SOURCE MATERIAL:
============================================================

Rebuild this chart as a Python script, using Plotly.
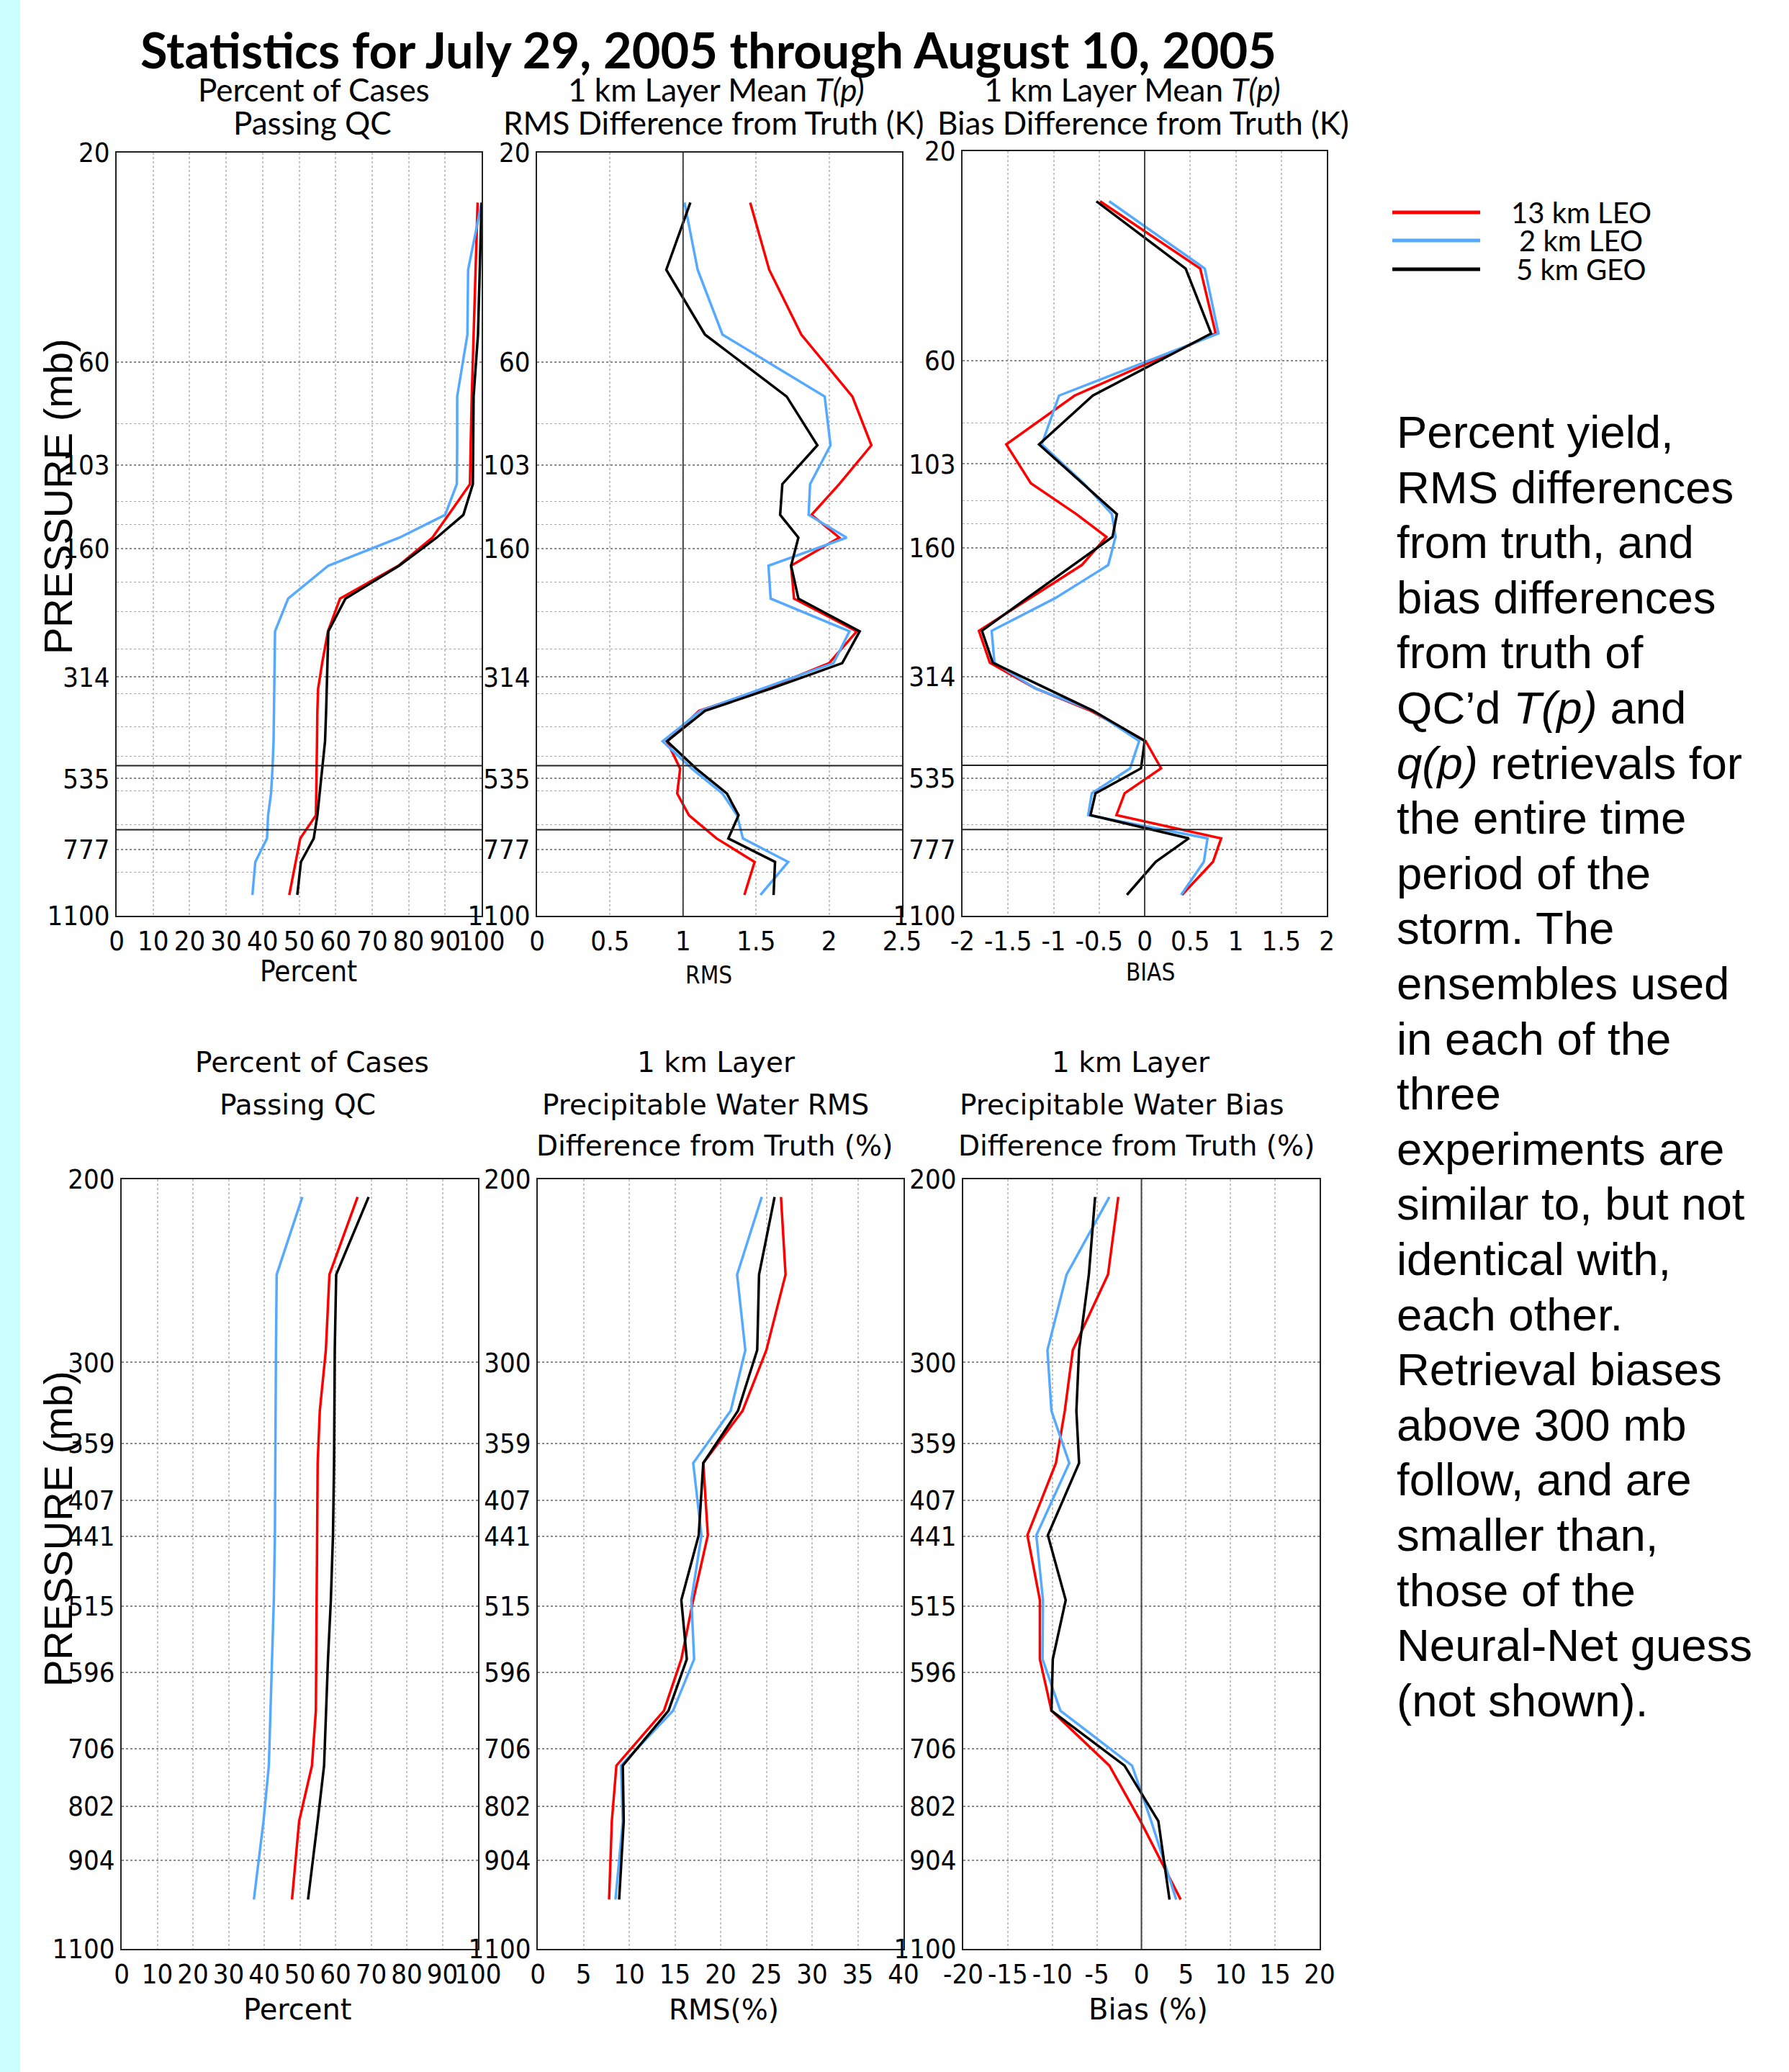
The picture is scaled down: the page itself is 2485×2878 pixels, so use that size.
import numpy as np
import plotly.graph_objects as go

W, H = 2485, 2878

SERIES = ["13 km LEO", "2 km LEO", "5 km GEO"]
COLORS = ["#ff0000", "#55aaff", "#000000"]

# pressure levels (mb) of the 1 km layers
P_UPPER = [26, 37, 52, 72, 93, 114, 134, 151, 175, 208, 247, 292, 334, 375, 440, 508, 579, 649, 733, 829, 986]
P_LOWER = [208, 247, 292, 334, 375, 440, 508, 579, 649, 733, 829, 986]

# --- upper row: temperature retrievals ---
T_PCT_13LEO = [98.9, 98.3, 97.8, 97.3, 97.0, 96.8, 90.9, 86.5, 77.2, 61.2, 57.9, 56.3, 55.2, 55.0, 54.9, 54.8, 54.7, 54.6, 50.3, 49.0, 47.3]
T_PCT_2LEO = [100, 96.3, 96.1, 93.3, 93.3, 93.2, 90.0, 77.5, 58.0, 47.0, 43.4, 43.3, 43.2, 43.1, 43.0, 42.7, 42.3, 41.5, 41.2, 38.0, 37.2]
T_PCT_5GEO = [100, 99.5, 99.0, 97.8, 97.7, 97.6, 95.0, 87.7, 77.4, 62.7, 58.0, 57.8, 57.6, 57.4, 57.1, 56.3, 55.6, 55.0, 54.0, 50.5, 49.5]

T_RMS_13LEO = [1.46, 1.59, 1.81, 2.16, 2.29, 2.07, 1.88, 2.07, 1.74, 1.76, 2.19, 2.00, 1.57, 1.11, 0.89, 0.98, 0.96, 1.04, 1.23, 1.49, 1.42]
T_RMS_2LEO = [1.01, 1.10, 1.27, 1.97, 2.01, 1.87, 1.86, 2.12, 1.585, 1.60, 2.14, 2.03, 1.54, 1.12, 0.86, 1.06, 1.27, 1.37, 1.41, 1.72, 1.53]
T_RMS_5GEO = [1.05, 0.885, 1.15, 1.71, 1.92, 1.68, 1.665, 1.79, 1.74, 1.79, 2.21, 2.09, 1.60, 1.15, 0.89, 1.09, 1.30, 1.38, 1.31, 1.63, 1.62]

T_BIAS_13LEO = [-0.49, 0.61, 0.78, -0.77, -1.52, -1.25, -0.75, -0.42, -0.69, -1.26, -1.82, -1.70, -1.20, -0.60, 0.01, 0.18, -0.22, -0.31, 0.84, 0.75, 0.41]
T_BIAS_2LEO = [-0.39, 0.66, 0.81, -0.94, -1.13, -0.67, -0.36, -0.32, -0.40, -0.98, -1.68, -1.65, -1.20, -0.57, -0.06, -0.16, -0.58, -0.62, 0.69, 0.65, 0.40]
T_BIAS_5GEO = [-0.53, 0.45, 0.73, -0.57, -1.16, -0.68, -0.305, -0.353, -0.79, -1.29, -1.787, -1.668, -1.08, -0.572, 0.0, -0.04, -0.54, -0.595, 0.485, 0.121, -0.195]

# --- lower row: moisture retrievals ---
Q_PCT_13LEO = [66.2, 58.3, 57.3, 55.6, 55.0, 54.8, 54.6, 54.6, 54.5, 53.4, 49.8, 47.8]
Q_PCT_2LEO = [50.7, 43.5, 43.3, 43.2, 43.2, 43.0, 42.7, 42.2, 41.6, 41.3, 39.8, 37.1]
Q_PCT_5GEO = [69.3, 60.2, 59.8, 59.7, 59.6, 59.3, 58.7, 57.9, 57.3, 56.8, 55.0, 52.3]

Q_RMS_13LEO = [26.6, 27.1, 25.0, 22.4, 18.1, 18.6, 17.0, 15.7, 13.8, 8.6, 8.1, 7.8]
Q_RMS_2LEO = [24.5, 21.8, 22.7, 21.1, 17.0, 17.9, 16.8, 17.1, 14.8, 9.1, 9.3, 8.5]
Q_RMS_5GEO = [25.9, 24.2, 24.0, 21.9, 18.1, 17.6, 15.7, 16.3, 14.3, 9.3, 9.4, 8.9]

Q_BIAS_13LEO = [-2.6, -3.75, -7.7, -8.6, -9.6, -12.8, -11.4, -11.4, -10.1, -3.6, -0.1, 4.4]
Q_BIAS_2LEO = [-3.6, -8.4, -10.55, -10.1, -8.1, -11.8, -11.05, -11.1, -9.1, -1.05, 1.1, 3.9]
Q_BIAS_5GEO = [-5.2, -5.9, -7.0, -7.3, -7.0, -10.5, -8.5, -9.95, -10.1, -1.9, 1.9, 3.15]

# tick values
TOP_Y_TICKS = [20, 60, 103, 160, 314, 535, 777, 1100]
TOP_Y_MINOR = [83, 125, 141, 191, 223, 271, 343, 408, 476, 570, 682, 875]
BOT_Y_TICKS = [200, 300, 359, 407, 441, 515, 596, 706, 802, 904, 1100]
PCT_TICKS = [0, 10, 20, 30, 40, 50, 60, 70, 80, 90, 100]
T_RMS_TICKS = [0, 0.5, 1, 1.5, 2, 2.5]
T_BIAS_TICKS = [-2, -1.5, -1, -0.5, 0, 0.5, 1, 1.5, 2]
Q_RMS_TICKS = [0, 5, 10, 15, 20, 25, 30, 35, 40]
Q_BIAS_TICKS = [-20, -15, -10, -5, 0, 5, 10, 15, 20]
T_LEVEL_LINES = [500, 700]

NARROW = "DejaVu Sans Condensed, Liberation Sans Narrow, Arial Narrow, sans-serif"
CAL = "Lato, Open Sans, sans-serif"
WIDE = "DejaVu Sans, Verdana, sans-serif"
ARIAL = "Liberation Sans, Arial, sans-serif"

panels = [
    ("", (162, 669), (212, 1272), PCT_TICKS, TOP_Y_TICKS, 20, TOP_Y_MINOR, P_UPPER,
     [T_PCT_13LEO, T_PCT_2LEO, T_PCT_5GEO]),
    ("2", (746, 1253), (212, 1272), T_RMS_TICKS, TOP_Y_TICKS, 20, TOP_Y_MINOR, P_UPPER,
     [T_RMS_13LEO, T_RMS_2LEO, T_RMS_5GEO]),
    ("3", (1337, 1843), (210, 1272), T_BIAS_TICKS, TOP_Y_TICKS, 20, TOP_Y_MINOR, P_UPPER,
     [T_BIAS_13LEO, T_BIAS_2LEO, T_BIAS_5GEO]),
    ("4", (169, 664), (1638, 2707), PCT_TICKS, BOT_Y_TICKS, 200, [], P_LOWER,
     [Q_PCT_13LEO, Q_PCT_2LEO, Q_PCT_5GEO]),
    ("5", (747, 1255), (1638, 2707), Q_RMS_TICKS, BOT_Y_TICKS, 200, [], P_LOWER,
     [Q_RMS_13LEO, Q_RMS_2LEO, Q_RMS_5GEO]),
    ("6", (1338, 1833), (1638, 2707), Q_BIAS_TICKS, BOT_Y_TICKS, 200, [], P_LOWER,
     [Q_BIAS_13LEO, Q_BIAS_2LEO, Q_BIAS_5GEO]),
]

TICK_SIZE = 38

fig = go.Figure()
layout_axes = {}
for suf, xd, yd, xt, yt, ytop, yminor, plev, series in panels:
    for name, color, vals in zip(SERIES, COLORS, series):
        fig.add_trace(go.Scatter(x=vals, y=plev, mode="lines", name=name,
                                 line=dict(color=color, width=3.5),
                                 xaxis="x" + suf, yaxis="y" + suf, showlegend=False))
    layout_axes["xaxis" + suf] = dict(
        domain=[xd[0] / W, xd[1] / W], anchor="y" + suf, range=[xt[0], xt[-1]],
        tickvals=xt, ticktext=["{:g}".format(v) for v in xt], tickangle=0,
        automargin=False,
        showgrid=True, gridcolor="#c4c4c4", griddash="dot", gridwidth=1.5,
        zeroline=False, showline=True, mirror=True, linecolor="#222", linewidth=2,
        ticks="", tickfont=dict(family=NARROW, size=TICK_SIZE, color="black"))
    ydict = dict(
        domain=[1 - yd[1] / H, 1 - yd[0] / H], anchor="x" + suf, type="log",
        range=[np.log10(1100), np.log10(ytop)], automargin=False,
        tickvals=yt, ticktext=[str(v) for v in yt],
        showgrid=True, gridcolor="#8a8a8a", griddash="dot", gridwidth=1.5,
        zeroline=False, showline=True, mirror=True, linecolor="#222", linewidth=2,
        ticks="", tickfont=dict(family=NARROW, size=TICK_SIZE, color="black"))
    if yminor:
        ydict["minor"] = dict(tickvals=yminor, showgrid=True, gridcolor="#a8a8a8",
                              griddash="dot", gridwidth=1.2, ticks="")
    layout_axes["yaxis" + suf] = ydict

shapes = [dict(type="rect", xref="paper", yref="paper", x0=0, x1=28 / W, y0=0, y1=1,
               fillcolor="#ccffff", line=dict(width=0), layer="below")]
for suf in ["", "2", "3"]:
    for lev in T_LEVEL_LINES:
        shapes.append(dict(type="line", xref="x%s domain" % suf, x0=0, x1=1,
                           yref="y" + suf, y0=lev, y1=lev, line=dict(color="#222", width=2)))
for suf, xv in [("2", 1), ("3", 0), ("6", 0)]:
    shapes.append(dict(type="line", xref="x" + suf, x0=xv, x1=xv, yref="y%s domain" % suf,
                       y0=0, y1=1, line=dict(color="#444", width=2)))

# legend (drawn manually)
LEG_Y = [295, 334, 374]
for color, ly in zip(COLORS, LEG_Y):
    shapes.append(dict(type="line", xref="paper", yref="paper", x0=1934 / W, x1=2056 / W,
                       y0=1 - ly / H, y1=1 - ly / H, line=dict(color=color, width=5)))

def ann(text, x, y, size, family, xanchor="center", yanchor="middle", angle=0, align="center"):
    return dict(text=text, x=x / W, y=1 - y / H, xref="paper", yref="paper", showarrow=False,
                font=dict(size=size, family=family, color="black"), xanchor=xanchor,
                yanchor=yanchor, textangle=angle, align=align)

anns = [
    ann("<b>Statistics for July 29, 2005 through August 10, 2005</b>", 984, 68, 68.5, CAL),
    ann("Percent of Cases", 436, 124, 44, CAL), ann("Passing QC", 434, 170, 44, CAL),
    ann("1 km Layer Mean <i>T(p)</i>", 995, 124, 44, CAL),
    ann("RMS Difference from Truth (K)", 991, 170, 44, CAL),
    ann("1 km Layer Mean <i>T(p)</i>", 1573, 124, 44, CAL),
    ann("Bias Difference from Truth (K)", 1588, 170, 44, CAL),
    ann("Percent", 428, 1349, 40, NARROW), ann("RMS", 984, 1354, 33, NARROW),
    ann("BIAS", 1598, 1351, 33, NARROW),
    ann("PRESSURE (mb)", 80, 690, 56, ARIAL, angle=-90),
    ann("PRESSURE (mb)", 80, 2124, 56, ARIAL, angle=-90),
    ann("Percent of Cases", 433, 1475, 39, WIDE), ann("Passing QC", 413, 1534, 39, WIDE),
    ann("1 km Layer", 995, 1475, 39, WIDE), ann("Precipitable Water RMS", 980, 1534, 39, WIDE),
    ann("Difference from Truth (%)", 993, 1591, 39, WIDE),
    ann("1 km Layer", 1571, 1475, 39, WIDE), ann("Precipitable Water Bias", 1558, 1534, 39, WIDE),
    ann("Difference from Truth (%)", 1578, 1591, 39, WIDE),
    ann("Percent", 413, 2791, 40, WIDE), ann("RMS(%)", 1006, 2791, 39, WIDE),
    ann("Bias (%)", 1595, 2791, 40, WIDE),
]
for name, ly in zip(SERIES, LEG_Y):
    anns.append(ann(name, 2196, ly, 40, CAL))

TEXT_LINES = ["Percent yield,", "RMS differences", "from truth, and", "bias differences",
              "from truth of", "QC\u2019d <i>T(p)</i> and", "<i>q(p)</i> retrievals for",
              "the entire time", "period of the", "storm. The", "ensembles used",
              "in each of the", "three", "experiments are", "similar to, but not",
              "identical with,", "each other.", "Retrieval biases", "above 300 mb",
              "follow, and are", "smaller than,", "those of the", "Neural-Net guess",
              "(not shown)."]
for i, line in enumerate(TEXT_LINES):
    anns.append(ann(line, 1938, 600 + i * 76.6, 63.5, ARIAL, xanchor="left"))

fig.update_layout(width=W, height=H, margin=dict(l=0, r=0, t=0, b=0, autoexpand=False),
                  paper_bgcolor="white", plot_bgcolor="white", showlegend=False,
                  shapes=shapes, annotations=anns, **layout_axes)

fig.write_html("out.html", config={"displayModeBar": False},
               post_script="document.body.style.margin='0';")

============================================================

SHORT PROBLEM:
Copy nothing but the lines from the first one in the listing through the line with "54.0, 50.5, 49.5]", and omit the pictures.

EXPECTED OUTPUT:
Rebuild this chart as a Python script, using Plotly.
The picture is scaled down: the page itself is 2485×2878 pixels, so use that size.
import numpy as np
import plotly.graph_objects as go

W, H = 2485, 2878

SERIES = ["13 km LEO", "2 km LEO", "5 km GEO"]
COLORS = ["#ff0000", "#55aaff", "#000000"]

# pressure levels (mb) of the 1 km layers
P_UPPER = [26, 37, 52, 72, 93, 114, 134, 151, 175, 208, 247, 292, 334, 375, 440, 508, 579, 649, 733, 829, 986]
P_LOWER = [208, 247, 292, 334, 375, 440, 508, 579, 649, 733, 829, 986]

# --- upper row: temperature retrievals ---
T_PCT_13LEO = [98.9, 98.3, 97.8, 97.3, 97.0, 96.8, 90.9, 86.5, 77.2, 61.2, 57.9, 56.3, 55.2, 55.0, 54.9, 54.8, 54.7, 54.6, 50.3, 49.0, 47.3]
T_PCT_2LEO = [100, 96.3, 96.1, 93.3, 93.3, 93.2, 90.0, 77.5, 58.0, 47.0, 43.4, 43.3, 43.2, 43.1, 43.0, 42.7, 42.3, 41.5, 41.2, 38.0, 37.2]
T_PCT_5GEO = [100, 99.5, 99.0, 97.8, 97.7, 97.6, 95.0, 87.7, 77.4, 62.7, 58.0, 57.8, 57.6, 57.4, 57.1, 56.3, 55.6, 55.0, 54.0, 50.5, 49.5]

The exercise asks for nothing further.